This thesis describes several patterns of phonetic variation in Sign
Language of the Netherlands. While lexical variation between different
regions has been found in the Netherlands, little is known about
phonetic or phonological variation - for example between different
signers or between different communicative situations.
Phonetic variation in the realization of some of the traditional handshape
and orientation features is analyzed in detail. Furthermore,
data were elicited from different registers: short-distance signing
('whispering') was compared to long-distance signing ('shouting').

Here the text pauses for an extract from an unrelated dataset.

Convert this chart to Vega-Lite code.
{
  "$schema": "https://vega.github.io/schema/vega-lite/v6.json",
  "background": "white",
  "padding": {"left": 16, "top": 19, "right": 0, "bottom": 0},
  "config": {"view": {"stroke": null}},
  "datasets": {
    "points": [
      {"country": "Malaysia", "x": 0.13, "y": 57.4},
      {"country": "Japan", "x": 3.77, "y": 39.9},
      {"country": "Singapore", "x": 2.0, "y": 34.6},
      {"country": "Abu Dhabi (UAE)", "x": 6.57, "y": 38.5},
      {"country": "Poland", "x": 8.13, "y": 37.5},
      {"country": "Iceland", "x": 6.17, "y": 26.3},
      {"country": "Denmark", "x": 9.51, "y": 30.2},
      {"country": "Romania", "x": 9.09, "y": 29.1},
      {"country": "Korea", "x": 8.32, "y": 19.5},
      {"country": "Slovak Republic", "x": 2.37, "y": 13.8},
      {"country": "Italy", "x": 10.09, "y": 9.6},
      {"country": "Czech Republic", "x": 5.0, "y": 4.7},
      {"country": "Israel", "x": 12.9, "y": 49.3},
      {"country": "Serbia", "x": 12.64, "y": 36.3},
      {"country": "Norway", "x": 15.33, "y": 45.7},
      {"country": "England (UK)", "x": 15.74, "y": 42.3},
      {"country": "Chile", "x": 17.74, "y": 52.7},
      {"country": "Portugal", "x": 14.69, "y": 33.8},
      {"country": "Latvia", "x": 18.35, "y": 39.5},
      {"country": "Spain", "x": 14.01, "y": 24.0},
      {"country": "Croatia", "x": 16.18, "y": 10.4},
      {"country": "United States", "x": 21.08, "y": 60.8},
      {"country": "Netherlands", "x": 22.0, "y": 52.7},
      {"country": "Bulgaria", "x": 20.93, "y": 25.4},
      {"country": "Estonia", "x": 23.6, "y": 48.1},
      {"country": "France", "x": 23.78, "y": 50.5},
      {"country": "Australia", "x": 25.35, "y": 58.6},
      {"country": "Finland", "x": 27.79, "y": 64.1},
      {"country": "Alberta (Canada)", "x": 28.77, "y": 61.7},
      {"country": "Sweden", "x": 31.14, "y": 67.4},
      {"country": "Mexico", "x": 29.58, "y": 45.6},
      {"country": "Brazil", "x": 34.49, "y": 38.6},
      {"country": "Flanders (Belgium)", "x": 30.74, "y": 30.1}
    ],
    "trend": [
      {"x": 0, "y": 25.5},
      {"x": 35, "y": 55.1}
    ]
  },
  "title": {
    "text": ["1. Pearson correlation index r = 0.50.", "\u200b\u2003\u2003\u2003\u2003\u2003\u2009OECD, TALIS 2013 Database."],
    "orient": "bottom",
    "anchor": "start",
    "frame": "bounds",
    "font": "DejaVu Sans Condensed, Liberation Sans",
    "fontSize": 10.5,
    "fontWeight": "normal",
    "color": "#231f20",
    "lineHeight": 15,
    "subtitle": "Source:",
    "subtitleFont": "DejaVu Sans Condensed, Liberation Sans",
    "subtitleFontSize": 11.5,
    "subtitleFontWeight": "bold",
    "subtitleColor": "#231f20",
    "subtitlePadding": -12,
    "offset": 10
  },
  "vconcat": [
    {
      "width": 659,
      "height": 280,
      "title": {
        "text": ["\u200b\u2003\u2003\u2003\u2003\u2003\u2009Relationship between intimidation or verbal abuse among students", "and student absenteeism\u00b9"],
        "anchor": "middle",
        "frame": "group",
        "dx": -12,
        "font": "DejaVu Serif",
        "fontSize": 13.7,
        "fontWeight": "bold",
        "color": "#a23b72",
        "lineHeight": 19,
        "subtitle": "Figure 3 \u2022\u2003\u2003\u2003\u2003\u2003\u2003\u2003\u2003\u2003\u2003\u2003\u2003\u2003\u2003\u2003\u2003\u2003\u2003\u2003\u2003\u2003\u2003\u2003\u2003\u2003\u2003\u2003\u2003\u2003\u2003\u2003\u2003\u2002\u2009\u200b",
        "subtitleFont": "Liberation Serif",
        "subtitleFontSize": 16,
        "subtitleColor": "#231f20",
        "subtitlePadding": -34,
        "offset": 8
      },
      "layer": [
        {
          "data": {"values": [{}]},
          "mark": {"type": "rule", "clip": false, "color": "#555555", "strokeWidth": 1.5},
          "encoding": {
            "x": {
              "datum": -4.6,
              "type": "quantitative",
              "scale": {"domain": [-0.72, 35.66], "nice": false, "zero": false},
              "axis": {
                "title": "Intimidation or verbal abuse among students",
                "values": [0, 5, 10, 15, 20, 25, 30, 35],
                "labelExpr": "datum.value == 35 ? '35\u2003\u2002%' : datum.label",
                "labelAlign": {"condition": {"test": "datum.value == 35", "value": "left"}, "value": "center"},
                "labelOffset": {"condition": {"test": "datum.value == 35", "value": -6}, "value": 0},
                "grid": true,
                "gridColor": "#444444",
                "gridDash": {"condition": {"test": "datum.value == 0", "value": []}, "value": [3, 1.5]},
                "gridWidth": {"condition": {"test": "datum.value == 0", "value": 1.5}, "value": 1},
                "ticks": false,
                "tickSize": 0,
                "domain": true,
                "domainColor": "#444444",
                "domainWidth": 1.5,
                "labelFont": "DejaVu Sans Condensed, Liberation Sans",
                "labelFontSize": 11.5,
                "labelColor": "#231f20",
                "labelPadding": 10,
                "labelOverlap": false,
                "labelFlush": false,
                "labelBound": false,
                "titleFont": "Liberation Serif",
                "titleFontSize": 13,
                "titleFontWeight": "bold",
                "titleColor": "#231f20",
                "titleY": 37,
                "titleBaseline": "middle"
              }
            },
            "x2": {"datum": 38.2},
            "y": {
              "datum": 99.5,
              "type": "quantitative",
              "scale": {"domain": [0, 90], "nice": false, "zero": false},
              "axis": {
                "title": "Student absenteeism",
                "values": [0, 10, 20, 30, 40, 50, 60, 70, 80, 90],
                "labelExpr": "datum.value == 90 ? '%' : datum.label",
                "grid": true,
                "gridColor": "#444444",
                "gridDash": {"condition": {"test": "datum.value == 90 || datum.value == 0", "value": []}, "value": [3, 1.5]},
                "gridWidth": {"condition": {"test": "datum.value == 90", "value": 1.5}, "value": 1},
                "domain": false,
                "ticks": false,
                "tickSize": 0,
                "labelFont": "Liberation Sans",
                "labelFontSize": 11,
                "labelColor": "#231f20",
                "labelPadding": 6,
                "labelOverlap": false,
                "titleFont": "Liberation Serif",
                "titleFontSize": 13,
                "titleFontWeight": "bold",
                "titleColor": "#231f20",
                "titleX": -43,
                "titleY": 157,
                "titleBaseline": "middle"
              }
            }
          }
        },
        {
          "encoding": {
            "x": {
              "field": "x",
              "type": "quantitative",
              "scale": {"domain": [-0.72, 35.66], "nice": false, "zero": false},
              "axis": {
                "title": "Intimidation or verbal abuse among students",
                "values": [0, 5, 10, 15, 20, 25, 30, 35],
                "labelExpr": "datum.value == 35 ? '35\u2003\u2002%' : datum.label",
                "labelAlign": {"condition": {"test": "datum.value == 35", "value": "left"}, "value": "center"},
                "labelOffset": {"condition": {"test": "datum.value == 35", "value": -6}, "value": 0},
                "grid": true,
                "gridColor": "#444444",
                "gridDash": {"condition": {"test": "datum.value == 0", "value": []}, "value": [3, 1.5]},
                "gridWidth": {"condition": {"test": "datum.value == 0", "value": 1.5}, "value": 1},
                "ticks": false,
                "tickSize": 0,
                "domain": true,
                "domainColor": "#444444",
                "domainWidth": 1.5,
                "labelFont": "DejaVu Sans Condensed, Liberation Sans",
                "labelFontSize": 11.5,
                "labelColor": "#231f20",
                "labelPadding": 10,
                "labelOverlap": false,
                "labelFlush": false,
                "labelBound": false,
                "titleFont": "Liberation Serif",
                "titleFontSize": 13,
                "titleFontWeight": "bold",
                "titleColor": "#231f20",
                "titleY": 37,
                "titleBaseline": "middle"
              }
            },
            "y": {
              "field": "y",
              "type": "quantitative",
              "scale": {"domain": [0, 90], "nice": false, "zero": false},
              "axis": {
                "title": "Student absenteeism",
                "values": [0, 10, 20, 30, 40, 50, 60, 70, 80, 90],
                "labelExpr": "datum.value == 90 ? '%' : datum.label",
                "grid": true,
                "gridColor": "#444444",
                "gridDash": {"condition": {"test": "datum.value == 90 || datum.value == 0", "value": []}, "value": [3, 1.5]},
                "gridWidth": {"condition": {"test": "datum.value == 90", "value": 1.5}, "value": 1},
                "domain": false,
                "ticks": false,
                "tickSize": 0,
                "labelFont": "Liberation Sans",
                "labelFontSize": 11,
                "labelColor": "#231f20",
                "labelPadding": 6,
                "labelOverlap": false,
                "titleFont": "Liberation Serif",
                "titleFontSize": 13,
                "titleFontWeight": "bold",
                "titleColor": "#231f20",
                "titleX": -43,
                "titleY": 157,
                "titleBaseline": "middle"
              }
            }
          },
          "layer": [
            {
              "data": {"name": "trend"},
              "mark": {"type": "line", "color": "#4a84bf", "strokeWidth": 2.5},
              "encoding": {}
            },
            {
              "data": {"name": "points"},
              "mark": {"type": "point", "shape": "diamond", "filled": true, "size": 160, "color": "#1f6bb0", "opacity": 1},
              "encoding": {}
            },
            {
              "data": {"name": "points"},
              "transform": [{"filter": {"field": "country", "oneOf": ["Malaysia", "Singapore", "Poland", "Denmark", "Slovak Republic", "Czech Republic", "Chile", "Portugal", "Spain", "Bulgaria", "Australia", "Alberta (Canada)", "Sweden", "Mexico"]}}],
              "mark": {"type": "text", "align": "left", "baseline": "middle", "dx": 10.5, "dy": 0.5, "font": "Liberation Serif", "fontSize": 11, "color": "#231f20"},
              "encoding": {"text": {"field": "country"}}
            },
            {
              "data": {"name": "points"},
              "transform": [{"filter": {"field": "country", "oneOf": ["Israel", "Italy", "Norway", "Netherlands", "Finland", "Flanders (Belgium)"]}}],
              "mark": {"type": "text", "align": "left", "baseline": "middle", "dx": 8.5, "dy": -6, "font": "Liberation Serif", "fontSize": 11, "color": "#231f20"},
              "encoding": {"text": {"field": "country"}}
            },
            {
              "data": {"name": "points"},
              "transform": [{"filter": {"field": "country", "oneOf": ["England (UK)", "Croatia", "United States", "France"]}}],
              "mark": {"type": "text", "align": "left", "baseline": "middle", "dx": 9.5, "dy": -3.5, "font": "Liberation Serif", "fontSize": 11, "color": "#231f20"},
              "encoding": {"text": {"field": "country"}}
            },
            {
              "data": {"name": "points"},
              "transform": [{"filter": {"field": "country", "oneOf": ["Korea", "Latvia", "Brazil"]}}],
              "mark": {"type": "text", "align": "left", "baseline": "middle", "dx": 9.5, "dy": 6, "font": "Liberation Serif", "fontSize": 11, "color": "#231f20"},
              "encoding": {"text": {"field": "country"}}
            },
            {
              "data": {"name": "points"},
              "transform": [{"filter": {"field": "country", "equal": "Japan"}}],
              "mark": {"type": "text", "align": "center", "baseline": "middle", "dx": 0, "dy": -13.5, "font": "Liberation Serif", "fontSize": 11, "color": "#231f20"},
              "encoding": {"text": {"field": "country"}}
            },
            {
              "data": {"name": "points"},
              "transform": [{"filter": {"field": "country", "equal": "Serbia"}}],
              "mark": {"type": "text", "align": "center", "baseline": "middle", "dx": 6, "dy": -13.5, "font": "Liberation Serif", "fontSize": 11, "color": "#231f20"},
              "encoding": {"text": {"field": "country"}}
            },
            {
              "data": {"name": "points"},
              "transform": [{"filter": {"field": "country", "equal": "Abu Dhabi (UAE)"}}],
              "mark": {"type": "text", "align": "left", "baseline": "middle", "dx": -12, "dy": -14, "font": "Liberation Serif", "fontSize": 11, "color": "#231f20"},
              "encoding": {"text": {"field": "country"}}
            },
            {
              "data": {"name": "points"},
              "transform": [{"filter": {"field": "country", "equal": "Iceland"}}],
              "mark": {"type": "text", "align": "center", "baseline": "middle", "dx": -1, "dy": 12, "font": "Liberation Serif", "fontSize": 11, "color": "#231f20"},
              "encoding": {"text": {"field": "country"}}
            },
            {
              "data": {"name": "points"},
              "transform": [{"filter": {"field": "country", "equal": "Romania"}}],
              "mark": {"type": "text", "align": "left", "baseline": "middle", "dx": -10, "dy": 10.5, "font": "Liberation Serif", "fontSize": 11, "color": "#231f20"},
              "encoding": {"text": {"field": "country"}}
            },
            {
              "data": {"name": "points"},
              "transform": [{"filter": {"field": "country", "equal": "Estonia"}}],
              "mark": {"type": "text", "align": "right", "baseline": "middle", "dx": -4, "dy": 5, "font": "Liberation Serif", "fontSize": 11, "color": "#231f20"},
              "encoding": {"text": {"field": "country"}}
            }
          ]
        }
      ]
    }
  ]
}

Results show that differences between registers lead not only to variation
in movement size, but also to changes in the traditional phonological
categories. In enlarged realizations, as in shouting, handshape
and orientation changes may be enhanced by a location
change; in reduced forms, as in whispering, location changes may be
realized as changes in orientation or handshape. While the distinction
between the three parameters handshape, orientation and location
remains valid, it is argued that their definition needs to be stated
in global perceptual targets rather than in detailed articulatory
terms in a comprehensive analysis of the various differences between
The data thus provide evidence for a strict separation of perceptual
and articulatory characterizations of signs. The lexical specification
contains only perceptual targets. The strong claim is made that
states of the joints of the arm and hand need not be specified until
the phonetic implementation stage of sign production. The variants
of signs that are found are thereby analyzed as different articulations
of a constant perceptual target. The variation is thus not generated
by a phonological process, but is a matter of phonetic implementation.
This study is of interest to linguists studying sign languages, and to
researchers interested in the phonetics-phonology interface.